On the first day I arrived here, I was interviewed by Sunil Sethi. One of the best interviews I have done. He opened the interview by saying, “Jeffrey, I have been in the book trade for many years and all of us are impressed that you’ve been #1 as an Englishman on NY Times, on Sydney Morning Herald, London times. But real fame in India is not being #1 for ten weeks, no, no. Real fame in India is when you stop at the traffic light and they try to sell you a Jeffrey Archer.” So I intend to return to Britain and say, ” I have made it, they are selling (my) books at traffic lights in India!”
I will end this part by thanking you for your immense warm kindness over so many years.
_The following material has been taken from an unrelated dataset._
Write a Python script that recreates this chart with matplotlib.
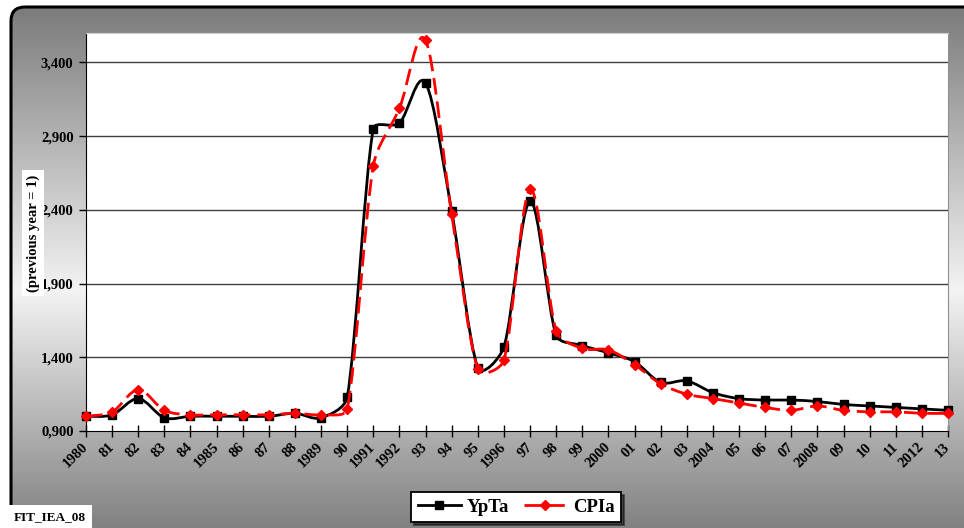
import numpy as np
import matplotlib
matplotlib.use("Agg")
import matplotlib.pyplot as plt
from matplotlib.path import Path
from matplotlib.patches import PathPatch, FancyBboxPatch
from matplotlib.lines import Line2D
from matplotlib.ticker import FixedLocator, FuncFormatter

# data
years = list(range(1980, 2014))
year_labels = ["1980", "81", "82", "83", "84", "1985", "86", "87", "88", "1989",
               "90", "1991", "1992", "93", "94", "95", "1996", "97", "98", "99",
               "2000", "01", "02", "03", "2004", "05", "06", "07", "2008", "09",
               "10", "11", "2012", "13"]
ypta = [1.00, 1.01, 1.12, 0.99, 1.00, 1.00, 1.00, 1.00, 1.02, 0.99,
        1.13, 2.95, 2.99, 3.26, 2.39, 1.33, 1.47, 2.46, 1.55, 1.48,
        1.43, 1.37, 1.23, 1.24, 1.16, 1.12, 1.11, 1.11, 1.10, 1.08,
        1.07, 1.06, 1.05, 1.04]
cpia = [1.00, 1.03, 1.18, 1.04, 1.01, 1.01, 1.01, 1.01, 1.02, 1.01,
        1.05, 2.70, 3.09, 3.55, 2.37, 1.32, 1.38, 2.54, 1.58, 1.46,
        1.45, 1.35, 1.22, 1.15, 1.12, 1.09, 1.06, 1.04, 1.07, 1.04,
        1.03, 1.03, 1.02, 1.02]
y_ticks = [0.9, 1.4, 1.9, 2.4, 2.9, 3.4]

SERIF = ["Liberation Serif", "DejaVu Serif"]
plt.rcParams['font.family'] = SERIF
plt.rcParams['font.weight'] = 'bold'

W, H = 964, 528
L, R, T, B = 86, 948, 33, 431
XMIN, XMAX, YMIN, YMAX = 1980, 2013, 0.9, 3.6


def smooth_path(xs, ys, k=0.35):
    # excel style smoothing in screen pixels: catmull-rom tangents,
    # arms capped to a share of the segment length
    sx = (R - L) / (XMAX - XMIN)
    sy = (B - T) / (YMAX - YMIN)
    pts = np.column_stack([(np.asarray(xs) - XMIN) * sx,
                           (np.asarray(ys) - YMIN) * sy]).astype(float)
    n = len(pts)
    tang = [(pts[min(i + 1, n - 1)] - pts[max(i - 1, 0)]) / 6.0 for i in range(n)]

    def cap(v, lim):
        m = np.hypot(*v)
        return v if m <= lim else v * lim / m

    verts = [pts[0]]
    codes = [Path.MOVETO]
    for i in range(n - 1):
        seg = np.hypot(*(pts[i + 1] - pts[i]))
        verts += [pts[i] + cap(tang[i], seg * k),
                  pts[i + 1] - cap(tang[i + 1], seg * k),
                  pts[i + 1]]
        codes += [Path.CURVE4] * 3
    verts = np.array(verts)
    verts[:, 0] = verts[:, 0] / sx + XMIN
    verts[:, 1] = verts[:, 1] / sy + YMIN
    return Path(verts, codes)


fig = plt.figure(figsize=(W / 100, H / 100), dpi=100)
fig.patch.set_facecolor('white')

# background: rounded frame with a grey gradient
bg = fig.add_axes([0, 0, 1, 1])
bg.set_xlim(0, W)
bg.set_ylim(H, 0)
bg.axis('off')
rows = np.arange(H + 60)
shade = np.where(rows < 290, 0.47 + (rows / 290.0) * 0.48,
                 0.95 - ((rows - 290) / 250.0) * 0.47)
grad = np.repeat(shade[:, None], 2, axis=1)
frame = FancyBboxPatch((11, 7), W + 20, H + 40,
                       boxstyle="round,pad=0,rounding_size=14",
                       facecolor='none', edgecolor='black', lw=2.2, zorder=3)
bg.add_patch(frame)
im = bg.imshow(grad, cmap='gray', vmin=0, vmax=1, aspect='auto',
               extent=[0, W + 40, H + 60, 0], zorder=1)
im.set_clip_path(frame)

# plot area
ax = fig.add_axes([L / W, (H - B) / H, (R - L) / W, (B - T) / H])
ax.set_facecolor('white')
ax.set_xlim(XMIN, XMAX)
ax.set_ylim(YMIN, YMAX)

for v in y_ticks[1:]:
    ax.axhline(v, color='#404040', lw=1.0, zorder=1)

ax.add_patch(PathPatch(smooth_path(years, ypta), facecolor='none',
                       edgecolor='black', lw=2.0, zorder=3,
                       capstyle='round', joinstyle='round'))
ax.plot(years, ypta, ls='none', marker='s', ms=5.5, color='black', zorder=4,
        clip_on=False)
ax.add_patch(PathPatch(smooth_path(years, cpia), facecolor='none',
                       edgecolor='#ff0000', lw=2.0, ls=(0, (6, 2.5)), zorder=5))
ax.plot(years, cpia, ls='none', marker='D', ms=5, color='#ff0000', zorder=6,
        clip_on=False)

ax.xaxis.set_major_locator(FixedLocator(years))
ax.set_xticklabels(year_labels, rotation=45, ha='right', va='center',
                   rotation_mode='anchor', fontsize=10.5, fontweight='bold')
ax.yaxis.set_major_locator(FixedLocator(y_ticks))
ax.yaxis.set_major_formatter(FuncFormatter(lambda v, p: f"{v:.3f}".replace('.', ',')))
for lab in ax.get_yticklabels():
    lab.set_fontsize(10.5)
    lab.set_fontweight('bold')
ax.tick_params(axis='x', direction='inout', length=8, width=1, pad=6)
ax.tick_params(axis='y', direction='out', length=5, width=1, pad=4)
ax.spines['left'].set_color('black')
ax.spines['bottom'].set_color('black')
ax.spines['top'].set_color('#d0d0d0')
ax.spines['right'].set_color('#909090')

# y axis title in a white box
fig.text(33 / W, (H - 233) / H, "(previous year = 1)", rotation=90,
         ha='center', va='center', fontsize=10.5, fontweight='bold',
         bbox=dict(facecolor='white', edgecolor='none', pad=3))

# chart id in the corner
fig.text(14 / W, (H - 517) / H, "FIT_IEA_08", ha='left', va='center',
         fontsize=9.5, fontweight='bold',
         bbox=dict(facecolor='white', edgecolor='none', pad=4))

handles = [Line2D([], [], color='black', lw=2, marker='s', ms=5.5),
           Line2D([], [], color='#ff0000', lw=2, ls=(0, (6, 2.5)), marker='D', ms=5)]
leg = fig.legend(handles, ["YpTa", "CPIa"], loc='center',
                 bbox_to_anchor=(516 / W, (H - 507) / H), ncol=2,
                 prop={'family': SERIF, 'weight': 'bold', 'size': 13.5},
                 frameon=True, fancybox=False, shadow={'color': 'black'},
                 handlelength=2.3, handletextpad=0.3, columnspacing=0.8,
                 borderpad=0.35)
leg.get_frame().set_edgecolor('black')
leg.get_frame().set_linewidth(1.3)

fig.savefig("out.png", dpi=100)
Someone asked me, in a session like this 3 days ago, “Why do you bother Jeffrey. You have everything you need in life. You lead the most interesting life. Why do you bother to keep writing. Why do you bother to keep traveling? Why don’t you just live on a beautiful island in the sun and enjoy yourself?”
You come up here and stand with me. Look at this audience. And you will never ask a damn silly question.
Thank you.
However minor, due to poor voice recording, there could be a couple of discrepancies in the text above. As mentioned, these are trivial.